■ Direction
Retype, exactly as they stand, the lines from the start of the data to the line that contains "import seaborn as sns", both ends included. Leave the pictures out.

______

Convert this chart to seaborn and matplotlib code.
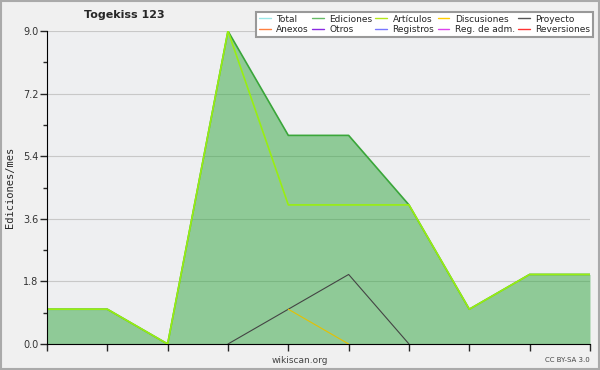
import matplotlib
matplotlib.use("Agg")
import matplotlib.pyplot as plt
import numpy as np
import pandas as pd
import seaborn as sns

# monthly edits
months = list(range(10))
ediciones = [1, 1, 0, 9, 6, 6, 4, 1, 2, 2]
articulos = [1, 1, 0, 9, 4, 4, 4, 1, 2, 2]
discusiones = [np.nan, np.nan, np.nan, np.nan, 1, 0, np.nan, np.nan, np.nan, np.nan]
proyecto = [np.nan, np.nan, np.nan, 0, 1, 2, 0, np.nan, np.nan, np.nan]

legend_names = ["Total", "Ediciones", "Artículos", "Discusiones", "Proyecto",
                "Anexos", "Otros", "Registros", "Reg. de adm.", "Reversiones"]
legend_colors = ["#99e6e6", "#66bb66", "#b3e61a", "#ffcc00", "#555555",
                 "#ff8040", "#8a2be2", "#7777ff", "#dd44ee", "#ff3333"]

sns.set_style("white")
plt.rcParams["font.family"] = ["DejaVu Sans"]

fig = plt.figure(figsize=(6, 3.7), dpi=100, facecolor="#f0f0f0")
ax = fig.add_axes([0.0783, 0.0703, 0.905, 0.8457])
ax.set_facecolor("#eeeff1")

df = pd.DataFrame({"x": months, "ed": ediciones, "art": articulos,
                   "disc": discusiones, "proy": proyecto})

ax.yaxis.grid(True, color="#c8c8c8", lw=0.8)
ax.set_axisbelow(True)
ax.fill_between(df["x"], df["ed"], color="#32a73f", alpha=0.5, lw=0, zorder=1)
sns.lineplot(data=df, x="x", y="ed", ax=ax, color="#3aa63a", lw=1.2, zorder=3)
sns.lineplot(data=df, x="x", y="art", ax=ax, color="#99ee11", lw=1.2, zorder=4)
sns.lineplot(data=df, x="x", y="proy", ax=ax, color="#444444", lw=0.8, zorder=5)
sns.lineplot(data=df, x="x", y="disc", ax=ax, color="#e6c000", lw=0.8, zorder=6)

ax.set_xlim(0, 9)
ax.set_ylim(0, 9)
ax.set_yticks([0, 1.8, 3.6, 5.4, 7.2, 9.0])
ax.set_yticks(np.arange(0.9, 9, 1.8), minor=True)
ax.set_yticklabels(["0.0", "1.8", "3.6", "5.4", "7.2", "9.0"], fontsize=7, color="#333333")
ax.set_xticks(months)
ax.set_xticklabels([])
ax.tick_params(axis="y", which="major", length=5, width=1, direction="out", left=True, pad=1)
ax.tick_params(axis="y", which="minor", length=3, width=1, direction="out", left=True)
ax.tick_params(axis="x", length=5, width=1, direction="out", bottom=True)
for s in ["top", "right"]:
    ax.spines[s].set_visible(False)
ax.spines["left"].set_color("black")
ax.spines["bottom"].set_color("black")
ax.spines["left"].set_zorder(7)
ax.set_xlabel("")
ax.set_ylabel("Ediciones/mes", fontsize=7.5, family="DejaVu Sans Mono")
ax.yaxis.set_label_coords(-0.059, 0.5)

# legend handles, column-wise order for ncol=5
handles = [plt.Line2D([], [], color=c, lw=1) for c in legend_colors]
order = [0, 5, 1, 6, 2, 7, 3, 8, 4, 9]
leg = fig.legend([handles[i] for i in order], [legend_names[i] for i in order],
                 ncol=5, loc="upper right", bbox_to_anchor=(0.988, 0.968),
                 fontsize=6.5, handlelength=1.3, handletextpad=0.6,
                 columnspacing=0.35, labelspacing=0.15, borderpad=0.3,
                 borderaxespad=0, frameon=True, fancybox=False, framealpha=1)
leg.get_frame().set_edgecolor("#999999")
leg.get_frame().set_linewidth(1.5)

fig.text(0.208, 0.96, "Togekiss 123", fontsize=8, fontweight="bold", ha="center", va="center")
fig.text(0.5, 0.027, "wikiscan.org", fontsize=6.5, ha="center", va="center", color="#444444")
fig.text(0.983, 0.027, "CC BY-SA 3.0", fontsize=5, ha="right", va="center", color="#444444")

# outer grey border
fig.patches.append(plt.Rectangle((0.002, 0.003), 0.996, 0.994, transform=fig.transFigure,
                                 fill=False, edgecolor="#aaaaaa", lw=1.5))

fig.savefig("out.png", dpi=100, facecolor=fig.get_facecolor())
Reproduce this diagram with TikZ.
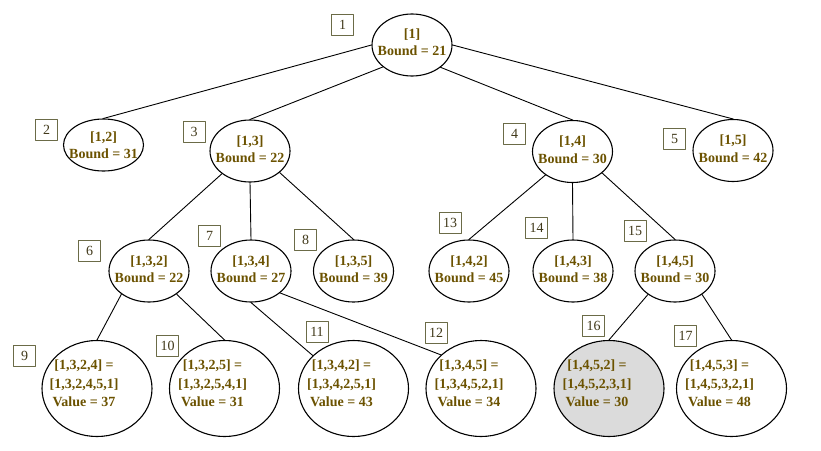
\documentclass[tikz,border=0pt]{standalone}
\usepackage{fontspec}
\setmainfont{Liberation Serif}
\usetikzlibrary{shapes.geometric}
\definecolor{bbtext}{rgb}{0.42,0.32,0.}
\definecolor{bbbox}{rgb}{0.42,0.42,0.28}
\definecolor{bbnum}{rgb}{0.25,0.22,0.10}
\definecolor{bbfill}{rgb}{0.86,0.86,0.86}
\tikzstyle{every node}=[font=\fontsize{14}{17.5}\selectfont]
\tikzstyle{bnode}=[ellipse,draw,line width=1.1pt,minimum width=80pt,minimum height=62pt,inner sep=0pt]
\tikzstyle{leafnode}=[bnode,minimum width=110pt,minimum height=96pt]
\tikzstyle{btext}=[align=center,inner sep=0pt,text=bbtext,font=\fontsize{14}{17.5}\selectfont\bfseries]
\tikzstyle{leaftext}=[btext,font=\fontsize{14}{18.5}\selectfont\bfseries]
\tikzstyle{tag}=[draw=bbbox,line width=1pt,minimum width=22pt,minimum height=21pt,inner sep=0pt,text=bbnum]
\tikzstyle{edge}=[line width=0.9pt]

\begin{document}
\begin{tikzpicture}[line cap=round,line join=round,x=1pt,y=-1pt]
\useasboundingbox (0,0) rectangle (821,450);
% level 1
\node[bnode] (n1) at (412,45) {};
\node[btext] (t1) at ([yshift=3pt]n1) {[1]\\Bound = 21};
% level 2
\node[bnode,minimum height=52pt] (n2) at (103.5,145) {};
\node[btext] (t2) at (n2) {[1,2]\\Bound = 31};
\node[bnode] (n3) at (250,151) {};
\node[btext] (t3) at ([yshift=2pt]n3) {[1,3]\\Bound = 22};
\node[bnode] (n4) at (572.5,151.5) {};
\node[btext] (t4) at ([yshift=2pt]n4) {[1,4]\\Bound = 30};
\node[bnode] (n5) at (733,150.5) {};
\node[btext] (t5) at ([yshift=2pt]n5) {[1,5]\\Bound = 42};
% level 3
\node[bnode] (n6) at (149,271) {};
\node[btext] (t6) at ([yshift=2pt]n6) {[1,3,2]\\Bound = 22};
\node[bnode] (n7) at (251,271) {};
\node[btext] (t7) at ([yshift=2pt]n7) {[1,3,4]\\Bound = 27};
\node[bnode] (n8) at (353.5,271) {};
\node[btext] (t8) at ([yshift=2pt]n8) {[1,3,5]\\Bound = 39};
\node[bnode] (n13) at (469,271) {};
\node[btext] (t13) at ([yshift=2pt]n13) {[1,4,2]\\Bound = 45};
\node[bnode] (n14) at (573,271) {};
\node[btext] (t14) at ([yshift=2pt]n14) {[1,4,3]\\Bound = 38};
\node[bnode] (n15) at (675,271) {};
\node[btext] (t15) at ([yshift=2pt]n15) {[1,4,5]\\Bound = 30};
% level 4
\node[leafnode] (n9) at (97,388.5) {};
\node[leaftext] (t9) at ([shift={(-13,-5)}]n9) {[1,3,2,4] =\\{}[1,3,2,4,5,1]\\Value = 37};
\node[leafnode] (n10) at (224.5,388.5) {};
\node[leaftext] (t10) at ([shift={(-12,-5)}]n10) {[1,3,2,5] =\\{}[1,3,2,5,4,1]\\Value = 31};
\node[leafnode] (n11) at (353.5,388.5) {};
\node[leaftext] (t11) at ([shift={(-12,-5)}]n11) {[1,3,4,2] =\\{}[1,3,4,2,5,1]\\Value = 43};
\node[leafnode] (n12) at (481,388.5) {};
\node[leaftext] (t12) at ([shift={(-12,-5)}]n12) {[1,3,4,5] =\\{}[1,3,4,5,2,1]\\Value = 34};
\node[leafnode,fill=bbfill] (n16) at (609,388.5) {};
\node[leaftext] (t16) at ([shift={(-12,-5)}]n16) {[1,4,5,2] =\\{}[1,4,5,2,3,1]\\Value = 30};
\node[leafnode] (n17) at (731.5,388.5) {};
\node[leaftext] (t17) at ([shift={(-12,-5)}]n17) {[1,4,5,3] =\\{}[1,4,5,3,2,1]\\Value = 48};
% edges
\draw[edge] (n1.west) -- (n2.north);
\draw[edge] (n1.-143) -- (n3.north);
\draw[edge] (n1.-38) -- (n4.north);
\draw[edge] (n1.east) -- (n5.north);
\draw[edge] (n3.-141) -- (n6.north);
\draw[edge] (n3.south) -- (n7.north);
\draw[edge] (n3.-36) -- (n8.north);
\draw[edge] (n4.-139) -- (n13.north);
\draw[edge] (n4.south) -- (n14.north);
\draw[edge] (n4.-36) -- (n15.north);
\draw[edge] (n6.-140) -- (n9.north);
\draw[edge] (n6.-40) -- (n10.north);
\draw[edge] (n7.south) -- (n11.141);
\draw[edge] (n7.-37) -- (n12.140);
\draw[edge] (n15.-139) -- (n16.north);
\draw[edge] (n15.-41) -- (n17.north);
% order numbers
\node[tag] (b1) at (342.5,24.5) {1};
\node[tag] (b2) at (46.5,129.5) {2};
\node[tag] (b3) at (194,132) {3};
\node[tag] (b4) at (514.5,134) {4};
\node[tag] (b5) at (674.5,138.5) {5};
\node[tag] (b6) at (89.5,250.5) {6};
\node[tag] (b7) at (209.5,236) {7};
\node[tag] (b8) at (305.5,240) {8};
\node[tag] (b9) at (24.5,356) {9};
\node[tag] (b10) at (167.5,346) {10};
\node[tag] (b11) at (317,331.5) {11};
\node[tag] (b12) at (436,332.5) {12};
\node[tag] (b13) at (450,222.5) {13};
\node[tag] (b14) at (536.5,227.5) {14};
\node[tag] (b15) at (635,231) {15};
\node[tag] (b16) at (593.5,326) {16};
\node[tag] (b17) at (685.5,336) {17};
\end{tikzpicture}
\end{document}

______

■ Finished answer
Convert this chart to seaborn and matplotlib code.
import matplotlib
matplotlib.use("Agg")
import matplotlib.pyplot as plt
import numpy as np
import pandas as pd
import seaborn as sns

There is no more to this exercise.